Post by SarahK
Amber is a fragrance family that I really like in theory, but in practice rarely end up wearing. Many just feel too heavy for me to wear even in the dead of winter. I may like the smell, but if it doesn’t meld with my skin, and just sits there like a thick layer of gold, I feel like a fraud wearing it.

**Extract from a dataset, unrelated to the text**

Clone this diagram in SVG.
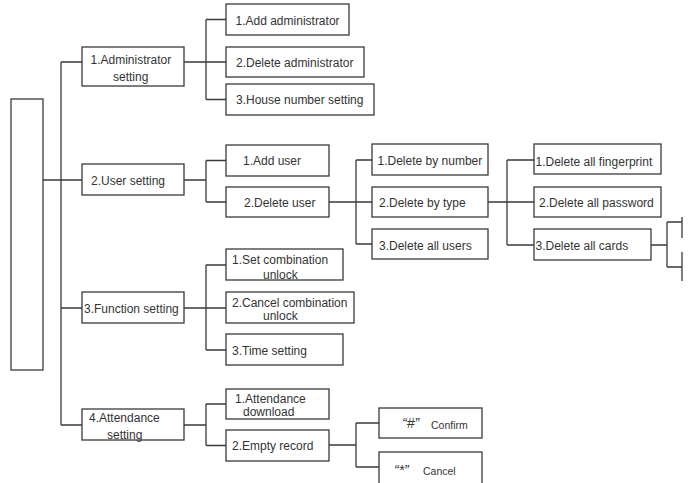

Kalimantan by Pierre Negrin for Chantecaille 2010
Photo Stolen Fragrantica
Fragrantica gives these featured accords:
Top: Thyme, rosemary, bergamot
Heart: Incense, labdanum, patchouli
Base: Benzoin, agar, styrax, vanilla, cedar
Kalimantan is not like this. It’s an amber suitable for any time in my book. It is my Goldilocks amber – not too sweet, not too spicy, it has some heft but is not too over the top. I can feel several layers in this scent. There’s a smooth labdanum-benzoin mix, some cedar, a gentle kicker of incense and some dry herbs, though these are not in any way foody. The aromatic green edge that the cedar and herbs give the scent means that I am as happy to wear it in the heat of summer as I am in colder weather. For me, this isn’t the smell of the Indonesian part of the island of Borneo after which the fragrance was named. It is the scent of a thyme-covered Greek hillside baking in the sunshine, so it suits the warm weather, while in cold weather it reminds me of the heat.
Photo Stolen Geograph
There aren’t a lot of reviews around for this fragrance, but those that exist often compare it to Serge Lutens’ Ambre Sultan or Andy Tauer’s L’Air du Desert Marocain. For me, LADDM is a lot drier and has a gasoline note that I do not get at all in Kalimantan. It brings to mind a road running through a parched desert, not Kalimantan’s aromatic, sun-baked hill. Kalimantan does strike me as very similar to Ambre Sultan, and if you own one, I can’t imagine needing to own the other, but the Lutens fragrance is a touch drier, with a stronger incense note in the heart, while its herbs and cedar are less golden and honeyed until you reach the drydown. Kalimantan is my favourite of the three, but that may be because I tried it before Ambre Sultan.
Photo Stolen HuffingtonPost
Come and sit with me on a Greek hilltop at sunset, watching the last rays of sun bouncing off the warm stone of a church. The bells are ringing and incense is already burning.